> _WHAT TO WORK ON_:
Extract only the first line of the listing and every line after it up to and including the one with "(apex2) -- (tiph);". Omit the pictures.

(Plotting code records)
>> start

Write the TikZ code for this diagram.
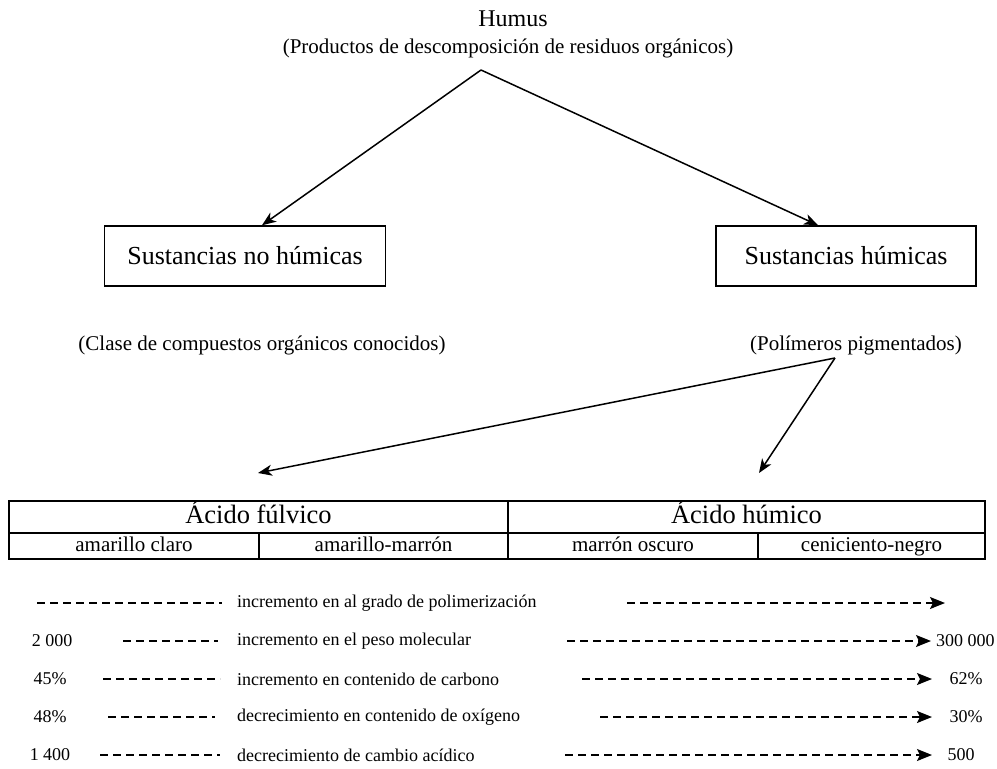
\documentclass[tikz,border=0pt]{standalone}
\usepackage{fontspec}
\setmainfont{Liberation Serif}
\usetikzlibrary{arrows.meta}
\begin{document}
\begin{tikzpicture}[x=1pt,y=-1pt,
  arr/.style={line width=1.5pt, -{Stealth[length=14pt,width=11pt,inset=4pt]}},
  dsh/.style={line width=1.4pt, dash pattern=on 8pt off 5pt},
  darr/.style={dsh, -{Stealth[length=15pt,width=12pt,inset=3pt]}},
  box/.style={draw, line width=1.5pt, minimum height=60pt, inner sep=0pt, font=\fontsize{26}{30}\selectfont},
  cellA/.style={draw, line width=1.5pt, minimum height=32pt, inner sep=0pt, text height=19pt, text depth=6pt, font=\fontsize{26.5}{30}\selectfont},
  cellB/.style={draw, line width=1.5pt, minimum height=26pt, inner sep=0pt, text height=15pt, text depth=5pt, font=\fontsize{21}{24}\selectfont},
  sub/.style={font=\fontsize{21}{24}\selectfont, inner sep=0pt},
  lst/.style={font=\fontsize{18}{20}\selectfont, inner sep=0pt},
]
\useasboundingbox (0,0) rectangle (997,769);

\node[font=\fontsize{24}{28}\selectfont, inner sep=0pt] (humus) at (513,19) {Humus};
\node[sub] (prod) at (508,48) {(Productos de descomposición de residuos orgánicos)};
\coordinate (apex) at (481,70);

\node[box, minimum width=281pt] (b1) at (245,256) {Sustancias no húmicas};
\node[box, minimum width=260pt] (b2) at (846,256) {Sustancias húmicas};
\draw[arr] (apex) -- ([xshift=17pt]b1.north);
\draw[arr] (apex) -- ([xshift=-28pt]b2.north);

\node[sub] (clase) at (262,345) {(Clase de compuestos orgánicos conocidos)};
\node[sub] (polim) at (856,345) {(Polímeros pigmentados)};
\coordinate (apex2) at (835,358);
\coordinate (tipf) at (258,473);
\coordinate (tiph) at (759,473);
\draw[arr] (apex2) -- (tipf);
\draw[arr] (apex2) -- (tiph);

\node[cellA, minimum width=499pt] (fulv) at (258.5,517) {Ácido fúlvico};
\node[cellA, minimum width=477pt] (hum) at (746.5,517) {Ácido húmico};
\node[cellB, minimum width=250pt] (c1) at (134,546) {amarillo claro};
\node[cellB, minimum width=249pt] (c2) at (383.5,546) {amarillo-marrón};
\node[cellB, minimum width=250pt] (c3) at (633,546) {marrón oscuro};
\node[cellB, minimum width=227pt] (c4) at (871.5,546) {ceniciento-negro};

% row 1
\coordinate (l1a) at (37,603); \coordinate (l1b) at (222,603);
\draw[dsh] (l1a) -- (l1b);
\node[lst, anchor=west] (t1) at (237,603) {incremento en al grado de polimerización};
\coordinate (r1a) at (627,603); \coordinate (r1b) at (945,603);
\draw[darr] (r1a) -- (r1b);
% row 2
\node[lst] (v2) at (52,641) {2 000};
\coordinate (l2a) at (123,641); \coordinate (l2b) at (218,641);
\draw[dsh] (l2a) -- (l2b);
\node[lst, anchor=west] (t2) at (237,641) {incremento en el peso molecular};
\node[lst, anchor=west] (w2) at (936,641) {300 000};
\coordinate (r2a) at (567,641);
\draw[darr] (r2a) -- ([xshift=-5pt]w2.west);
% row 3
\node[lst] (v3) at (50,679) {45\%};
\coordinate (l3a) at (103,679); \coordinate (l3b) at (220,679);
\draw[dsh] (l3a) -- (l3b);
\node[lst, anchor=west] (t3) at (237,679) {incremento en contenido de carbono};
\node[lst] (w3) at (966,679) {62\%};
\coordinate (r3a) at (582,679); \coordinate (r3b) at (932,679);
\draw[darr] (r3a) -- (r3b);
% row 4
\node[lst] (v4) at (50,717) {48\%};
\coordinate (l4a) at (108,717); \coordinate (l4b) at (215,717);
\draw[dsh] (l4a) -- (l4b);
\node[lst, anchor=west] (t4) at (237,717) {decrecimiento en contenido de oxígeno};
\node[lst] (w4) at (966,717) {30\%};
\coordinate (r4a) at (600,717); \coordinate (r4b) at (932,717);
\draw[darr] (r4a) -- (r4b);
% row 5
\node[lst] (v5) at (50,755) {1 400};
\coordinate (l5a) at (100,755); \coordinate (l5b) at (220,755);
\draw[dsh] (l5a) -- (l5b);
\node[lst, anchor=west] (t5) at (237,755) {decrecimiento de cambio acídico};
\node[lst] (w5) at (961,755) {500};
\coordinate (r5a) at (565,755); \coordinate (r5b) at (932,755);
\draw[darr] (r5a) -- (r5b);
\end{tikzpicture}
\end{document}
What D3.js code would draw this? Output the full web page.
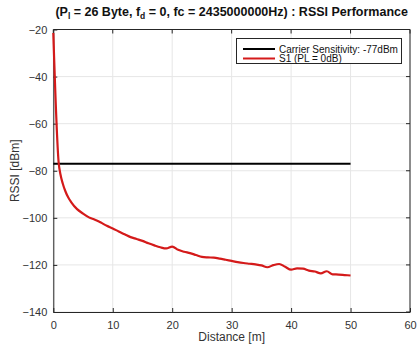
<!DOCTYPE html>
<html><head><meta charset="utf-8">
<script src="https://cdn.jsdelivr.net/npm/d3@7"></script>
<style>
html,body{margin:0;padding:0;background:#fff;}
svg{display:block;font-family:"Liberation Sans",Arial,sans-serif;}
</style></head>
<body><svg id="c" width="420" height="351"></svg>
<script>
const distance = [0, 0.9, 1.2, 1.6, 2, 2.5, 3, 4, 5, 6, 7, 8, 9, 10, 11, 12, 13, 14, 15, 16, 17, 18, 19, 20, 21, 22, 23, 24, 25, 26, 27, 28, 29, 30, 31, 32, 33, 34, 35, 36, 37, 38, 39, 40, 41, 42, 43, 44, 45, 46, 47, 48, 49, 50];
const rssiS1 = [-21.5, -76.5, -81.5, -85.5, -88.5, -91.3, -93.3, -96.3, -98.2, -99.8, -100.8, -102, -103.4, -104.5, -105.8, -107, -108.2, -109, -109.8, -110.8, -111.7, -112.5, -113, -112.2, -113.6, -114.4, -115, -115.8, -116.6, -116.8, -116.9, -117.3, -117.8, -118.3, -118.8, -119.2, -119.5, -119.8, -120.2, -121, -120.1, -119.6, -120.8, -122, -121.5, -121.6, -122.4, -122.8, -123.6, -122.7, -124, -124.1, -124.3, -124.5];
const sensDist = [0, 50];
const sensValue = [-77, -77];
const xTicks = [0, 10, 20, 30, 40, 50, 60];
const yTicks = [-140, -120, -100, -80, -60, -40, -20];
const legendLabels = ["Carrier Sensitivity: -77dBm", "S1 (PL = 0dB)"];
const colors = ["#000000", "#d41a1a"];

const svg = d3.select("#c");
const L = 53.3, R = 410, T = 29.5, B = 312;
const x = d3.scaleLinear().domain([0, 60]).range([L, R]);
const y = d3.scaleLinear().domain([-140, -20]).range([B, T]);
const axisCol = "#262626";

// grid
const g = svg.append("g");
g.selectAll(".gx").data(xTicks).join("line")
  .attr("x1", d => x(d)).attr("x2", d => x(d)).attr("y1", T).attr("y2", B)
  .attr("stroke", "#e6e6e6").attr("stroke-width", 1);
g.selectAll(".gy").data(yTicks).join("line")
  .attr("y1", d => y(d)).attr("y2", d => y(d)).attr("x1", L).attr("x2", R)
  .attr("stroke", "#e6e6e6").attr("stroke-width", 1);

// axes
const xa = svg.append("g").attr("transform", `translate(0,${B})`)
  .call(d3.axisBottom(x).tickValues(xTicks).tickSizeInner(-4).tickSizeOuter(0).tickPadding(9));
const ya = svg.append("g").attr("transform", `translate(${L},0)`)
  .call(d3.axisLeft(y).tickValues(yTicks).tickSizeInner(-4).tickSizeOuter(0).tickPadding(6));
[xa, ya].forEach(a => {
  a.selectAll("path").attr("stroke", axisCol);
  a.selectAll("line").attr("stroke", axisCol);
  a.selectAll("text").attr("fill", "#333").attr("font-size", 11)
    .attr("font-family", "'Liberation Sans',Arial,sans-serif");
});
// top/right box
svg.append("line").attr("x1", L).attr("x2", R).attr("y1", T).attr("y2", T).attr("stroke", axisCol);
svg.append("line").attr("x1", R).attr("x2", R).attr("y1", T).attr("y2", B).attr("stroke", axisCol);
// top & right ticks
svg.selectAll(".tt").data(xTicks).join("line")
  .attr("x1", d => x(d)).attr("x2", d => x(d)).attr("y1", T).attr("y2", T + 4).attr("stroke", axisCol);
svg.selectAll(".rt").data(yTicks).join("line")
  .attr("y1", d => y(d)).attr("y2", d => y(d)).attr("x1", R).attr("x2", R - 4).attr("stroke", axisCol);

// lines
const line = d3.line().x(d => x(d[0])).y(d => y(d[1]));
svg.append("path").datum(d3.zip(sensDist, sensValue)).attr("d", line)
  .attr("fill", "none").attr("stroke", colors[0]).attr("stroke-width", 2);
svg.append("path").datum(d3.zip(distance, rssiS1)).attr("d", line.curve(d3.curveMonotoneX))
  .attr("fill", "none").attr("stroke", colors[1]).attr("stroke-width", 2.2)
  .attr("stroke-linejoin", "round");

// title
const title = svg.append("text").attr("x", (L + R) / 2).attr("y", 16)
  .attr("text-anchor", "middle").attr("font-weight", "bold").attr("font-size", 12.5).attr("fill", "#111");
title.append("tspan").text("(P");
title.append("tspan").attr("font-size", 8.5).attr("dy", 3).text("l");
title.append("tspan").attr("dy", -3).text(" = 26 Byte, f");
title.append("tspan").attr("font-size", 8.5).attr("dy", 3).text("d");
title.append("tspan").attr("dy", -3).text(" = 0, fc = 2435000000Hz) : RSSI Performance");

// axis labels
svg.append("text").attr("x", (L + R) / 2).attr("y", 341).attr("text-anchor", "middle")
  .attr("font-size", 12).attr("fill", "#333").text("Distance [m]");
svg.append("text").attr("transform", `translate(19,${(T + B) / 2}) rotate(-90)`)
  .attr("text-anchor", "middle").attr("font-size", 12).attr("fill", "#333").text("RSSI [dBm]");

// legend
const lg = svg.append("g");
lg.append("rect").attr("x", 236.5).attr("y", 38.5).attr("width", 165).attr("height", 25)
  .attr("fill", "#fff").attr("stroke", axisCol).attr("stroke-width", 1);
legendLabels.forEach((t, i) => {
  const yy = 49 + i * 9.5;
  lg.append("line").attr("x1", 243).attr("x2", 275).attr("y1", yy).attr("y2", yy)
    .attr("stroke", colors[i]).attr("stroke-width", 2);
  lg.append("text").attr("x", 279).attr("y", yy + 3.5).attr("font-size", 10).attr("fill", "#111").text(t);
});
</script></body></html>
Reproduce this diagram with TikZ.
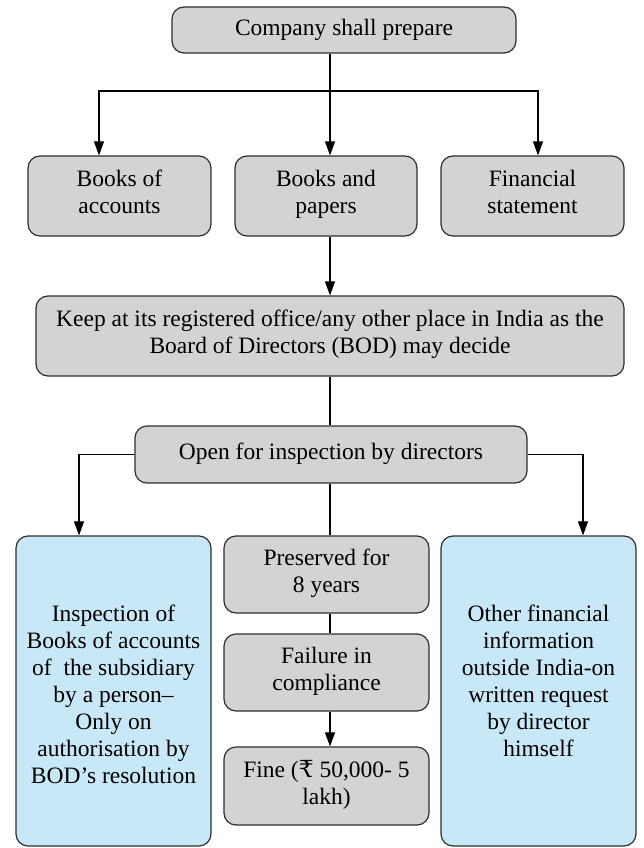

>> end

> _COMPLETE OUTPUT_:
Write the TikZ code for this diagram.
\documentclass[tikz,border=0pt]{standalone}
\usepackage{fontspec}
\setmainfont{Liberation Serif}
\usetikzlibrary{arrows.meta}
\begin{document}
\begin{tikzpicture}[x=1pt,y=-1pt,
  arr/.style={line width=1.5pt, -{Stealth[length=14pt,width=11pt,inset=4pt]}},
  dsh/.style={line width=1.4pt, dash pattern=on 8pt off 5pt},
  darr/.style={dsh, -{Stealth[length=15pt,width=12pt,inset=3pt]}},
  box/.style={draw, line width=1.5pt, minimum height=60pt, inner sep=0pt, font=\fontsize{26}{30}\selectfont},
  cellA/.style={draw, line width=1.5pt, minimum height=32pt, inner sep=0pt, text height=19pt, text depth=6pt, font=\fontsize{26.5}{30}\selectfont},
  cellB/.style={draw, line width=1.5pt, minimum height=26pt, inner sep=0pt, text height=15pt, text depth=5pt, font=\fontsize{21}{24}\selectfont},
  sub/.style={font=\fontsize{21}{24}\selectfont, inner sep=0pt},
  lst/.style={font=\fontsize{18}{20}\selectfont, inner sep=0pt},
]
\useasboundingbox (0,0) rectangle (997,769);

\node[font=\fontsize{24}{28}\selectfont, inner sep=0pt] (humus) at (513,19) {Humus};
\node[sub] (prod) at (508,48) {(Productos de descomposición de residuos orgánicos)};
\coordinate (apex) at (481,70);

\node[box, minimum width=281pt] (b1) at (245,256) {Sustancias no húmicas};
\node[box, minimum width=260pt] (b2) at (846,256) {Sustancias húmicas};
\draw[arr] (apex) -- ([xshift=17pt]b1.north);
\draw[arr] (apex) -- ([xshift=-28pt]b2.north);

\node[sub] (clase) at (262,345) {(Clase de compuestos orgánicos conocidos)};
\node[sub] (polim) at (856,345) {(Polímeros pigmentados)};
\coordinate (apex2) at (835,358);
\coordinate (tipf) at (258,473);
\coordinate (tiph) at (759,473);
\draw[arr] (apex2) -- (tipf);
\draw[arr] (apex2) -- (tiph);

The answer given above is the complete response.